◆ WORK TO DO: Leave out any picture and return the remaining listing below exactly as given.

◇ ◇ ◇ ◇

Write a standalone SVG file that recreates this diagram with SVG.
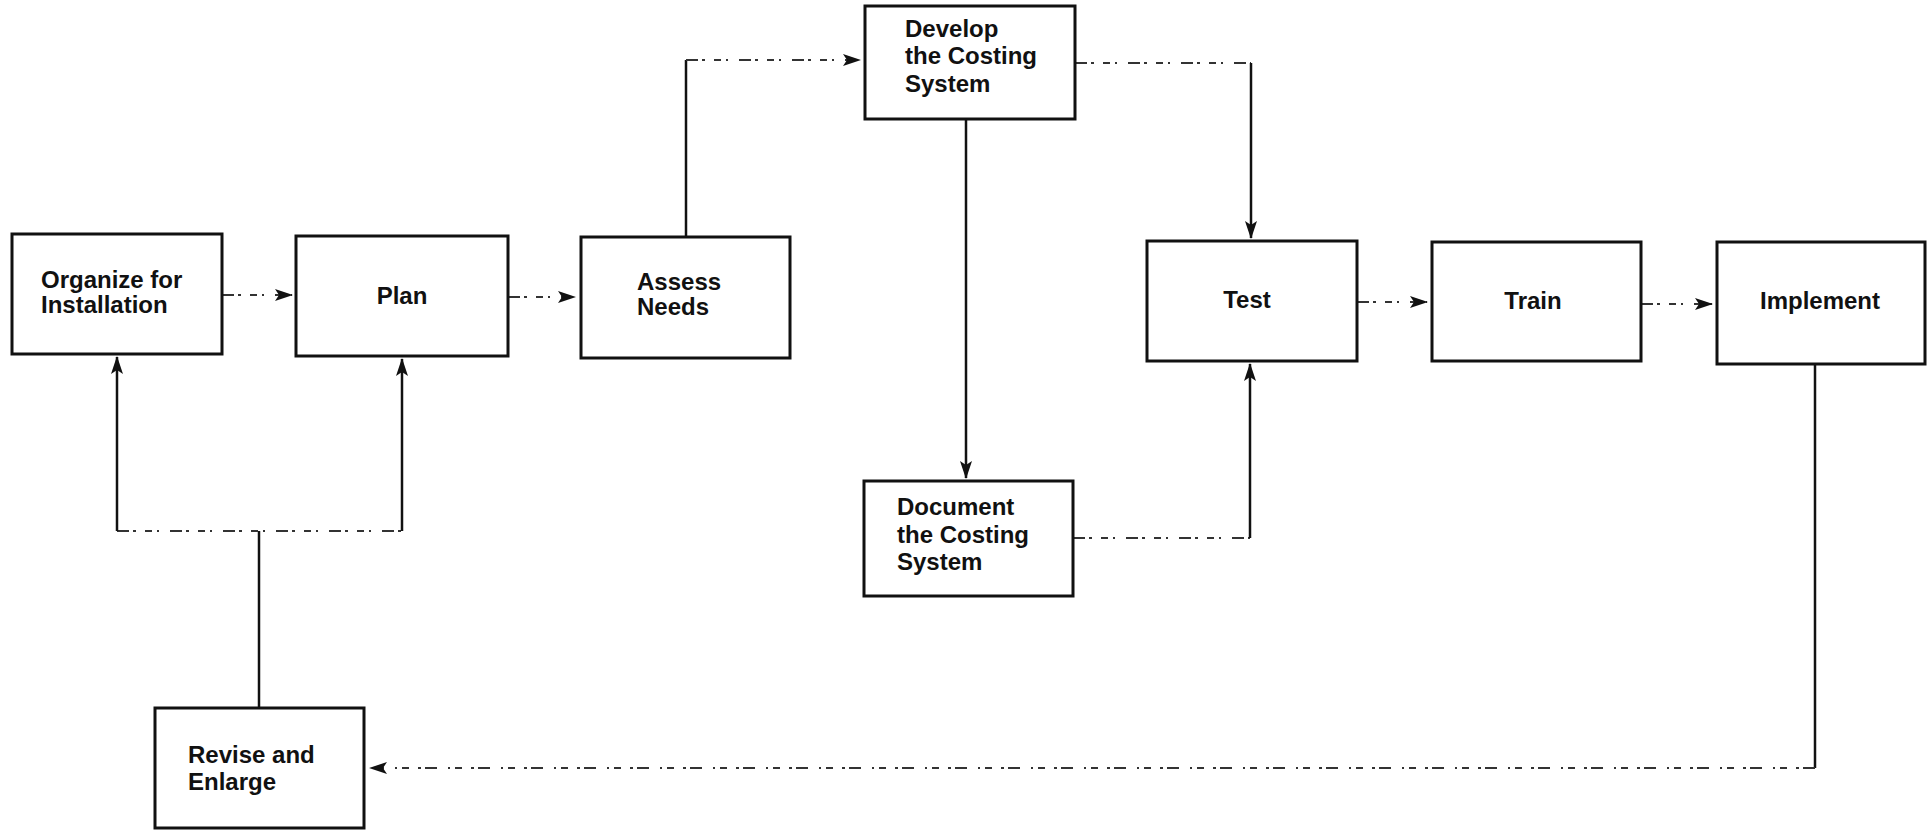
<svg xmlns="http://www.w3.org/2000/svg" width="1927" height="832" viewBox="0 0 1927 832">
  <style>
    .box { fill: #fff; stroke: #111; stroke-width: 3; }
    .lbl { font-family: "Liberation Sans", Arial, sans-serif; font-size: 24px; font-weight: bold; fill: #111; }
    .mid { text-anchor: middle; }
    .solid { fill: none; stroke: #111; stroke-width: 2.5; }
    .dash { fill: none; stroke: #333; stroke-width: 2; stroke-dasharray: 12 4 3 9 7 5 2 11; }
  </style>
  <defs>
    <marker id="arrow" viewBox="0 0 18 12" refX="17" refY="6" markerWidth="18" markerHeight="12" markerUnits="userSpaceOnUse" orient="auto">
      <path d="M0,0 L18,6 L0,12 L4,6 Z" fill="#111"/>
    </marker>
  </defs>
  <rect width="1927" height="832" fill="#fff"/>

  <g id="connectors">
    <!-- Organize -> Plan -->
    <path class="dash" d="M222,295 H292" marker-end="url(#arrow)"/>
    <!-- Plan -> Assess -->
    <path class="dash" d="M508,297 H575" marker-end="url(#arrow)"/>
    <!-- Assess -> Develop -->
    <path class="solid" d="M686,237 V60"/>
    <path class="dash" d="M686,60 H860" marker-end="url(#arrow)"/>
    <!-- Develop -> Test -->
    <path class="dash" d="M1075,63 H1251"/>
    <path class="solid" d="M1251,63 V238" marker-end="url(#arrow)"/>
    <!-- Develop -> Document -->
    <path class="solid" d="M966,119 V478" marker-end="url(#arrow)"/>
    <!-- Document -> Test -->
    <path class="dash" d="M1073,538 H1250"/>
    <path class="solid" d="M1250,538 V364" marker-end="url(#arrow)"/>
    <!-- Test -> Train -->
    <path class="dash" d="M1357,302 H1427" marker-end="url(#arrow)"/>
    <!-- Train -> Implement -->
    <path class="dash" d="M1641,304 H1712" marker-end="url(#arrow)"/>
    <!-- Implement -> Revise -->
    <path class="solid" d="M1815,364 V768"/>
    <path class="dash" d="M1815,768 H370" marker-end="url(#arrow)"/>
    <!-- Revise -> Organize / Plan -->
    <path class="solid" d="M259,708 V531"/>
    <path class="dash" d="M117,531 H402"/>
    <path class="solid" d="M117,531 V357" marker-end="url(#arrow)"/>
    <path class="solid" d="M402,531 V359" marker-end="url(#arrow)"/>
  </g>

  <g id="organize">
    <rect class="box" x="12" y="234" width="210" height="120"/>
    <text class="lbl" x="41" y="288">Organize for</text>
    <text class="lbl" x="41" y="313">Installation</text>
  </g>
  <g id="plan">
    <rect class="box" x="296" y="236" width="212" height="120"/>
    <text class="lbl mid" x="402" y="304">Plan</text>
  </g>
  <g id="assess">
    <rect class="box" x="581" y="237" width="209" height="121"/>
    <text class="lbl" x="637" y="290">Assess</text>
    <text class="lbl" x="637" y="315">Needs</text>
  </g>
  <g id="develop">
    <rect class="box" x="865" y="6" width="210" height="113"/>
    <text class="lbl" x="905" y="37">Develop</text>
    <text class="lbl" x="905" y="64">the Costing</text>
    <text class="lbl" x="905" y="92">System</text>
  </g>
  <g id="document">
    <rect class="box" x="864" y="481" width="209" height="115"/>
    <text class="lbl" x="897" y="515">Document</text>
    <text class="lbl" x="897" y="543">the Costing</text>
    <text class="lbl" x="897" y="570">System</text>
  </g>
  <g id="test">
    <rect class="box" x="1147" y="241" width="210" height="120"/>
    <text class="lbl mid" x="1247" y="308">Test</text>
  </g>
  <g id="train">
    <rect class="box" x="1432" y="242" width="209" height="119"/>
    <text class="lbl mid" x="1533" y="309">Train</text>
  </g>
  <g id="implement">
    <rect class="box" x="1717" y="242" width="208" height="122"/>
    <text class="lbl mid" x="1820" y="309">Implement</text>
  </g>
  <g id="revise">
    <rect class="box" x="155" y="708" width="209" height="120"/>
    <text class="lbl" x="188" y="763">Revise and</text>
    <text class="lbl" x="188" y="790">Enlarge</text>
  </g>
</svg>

◇ ◇ ◇ ◇

◆ RESULT BELOW:
Write a standalone SVG file that recreates this diagram with SVG.
<svg xmlns="http://www.w3.org/2000/svg" width="1927" height="832" viewBox="0 0 1927 832">
  <style>
    .box { fill: #fff; stroke: #111; stroke-width: 3; }
    .lbl { font-family: "Liberation Sans", Arial, sans-serif; font-size: 24px; font-weight: bold; fill: #111; }
    .mid { text-anchor: middle; }
    .solid { fill: none; stroke: #111; stroke-width: 2.5; }
    .dash { fill: none; stroke: #333; stroke-width: 2; stroke-dasharray: 12 4 3 9 7 5 2 11; }
  </style>
  <defs>
    <marker id="arrow" viewBox="0 0 18 12" refX="17" refY="6" markerWidth="18" markerHeight="12" markerUnits="userSpaceOnUse" orient="auto">
      <path d="M0,0 L18,6 L0,12 L4,6 Z" fill="#111"/>
    </marker>
  </defs>
  <rect width="1927" height="832" fill="#fff"/>

  <g id="connectors">
    <!-- Organize -> Plan -->
    <path class="dash" d="M222,295 H292" marker-end="url(#arrow)"/>
    <!-- Plan -> Assess -->
    <path class="dash" d="M508,297 H575" marker-end="url(#arrow)"/>
    <!-- Assess -> Develop -->
    <path class="solid" d="M686,237 V60"/>
    <path class="dash" d="M686,60 H860" marker-end="url(#arrow)"/>
    <!-- Develop -> Test -->
    <path class="dash" d="M1075,63 H1251"/>
    <path class="solid" d="M1251,63 V238" marker-end="url(#arrow)"/>
    <!-- Develop -> Document -->
    <path class="solid" d="M966,119 V478" marker-end="url(#arrow)"/>
    <!-- Document -> Test -->
    <path class="dash" d="M1073,538 H1250"/>
    <path class="solid" d="M1250,538 V364" marker-end="url(#arrow)"/>
    <!-- Test -> Train -->
    <path class="dash" d="M1357,302 H1427" marker-end="url(#arrow)"/>
    <!-- Train -> Implement -->
    <path class="dash" d="M1641,304 H1712" marker-end="url(#arrow)"/>
    <!-- Implement -> Revise -->
    <path class="solid" d="M1815,364 V768"/>
    <path class="dash" d="M1815,768 H370" marker-end="url(#arrow)"/>
    <!-- Revise -> Organize / Plan -->
    <path class="solid" d="M259,708 V531"/>
    <path class="dash" d="M117,531 H402"/>
    <path class="solid" d="M117,531 V357" marker-end="url(#arrow)"/>
    <path class="solid" d="M402,531 V359" marker-end="url(#arrow)"/>
  </g>

  <g id="organize">
    <rect class="box" x="12" y="234" width="210" height="120"/>
    <text class="lbl" x="41" y="288">Organize for</text>
    <text class="lbl" x="41" y="313">Installation</text>
  </g>
  <g id="plan">
    <rect class="box" x="296" y="236" width="212" height="120"/>
    <text class="lbl mid" x="402" y="304">Plan</text>
  </g>
  <g id="assess">
    <rect class="box" x="581" y="237" width="209" height="121"/>
    <text class="lbl" x="637" y="290">Assess</text>
    <text class="lbl" x="637" y="315">Needs</text>
  </g>
  <g id="develop">
    <rect class="box" x="865" y="6" width="210" height="113"/>
    <text class="lbl" x="905" y="37">Develop</text>
    <text class="lbl" x="905" y="64">the Costing</text>
    <text class="lbl" x="905" y="92">System</text>
  </g>
  <g id="document">
    <rect class="box" x="864" y="481" width="209" height="115"/>
    <text class="lbl" x="897" y="515">Document</text>
    <text class="lbl" x="897" y="543">the Costing</text>
    <text class="lbl" x="897" y="570">System</text>
  </g>
  <g id="test">
    <rect class="box" x="1147" y="241" width="210" height="120"/>
    <text class="lbl mid" x="1247" y="308">Test</text>
  </g>
  <g id="train">
    <rect class="box" x="1432" y="242" width="209" height="119"/>
    <text class="lbl mid" x="1533" y="309">Train</text>
  </g>
  <g id="implement">
    <rect class="box" x="1717" y="242" width="208" height="122"/>
    <text class="lbl mid" x="1820" y="309">Implement</text>
  </g>
  <g id="revise">
    <rect class="box" x="155" y="708" width="209" height="120"/>
    <text class="lbl" x="188" y="763">Revise and</text>
    <text class="lbl" x="188" y="790">Enlarge</text>
  </g>
</svg>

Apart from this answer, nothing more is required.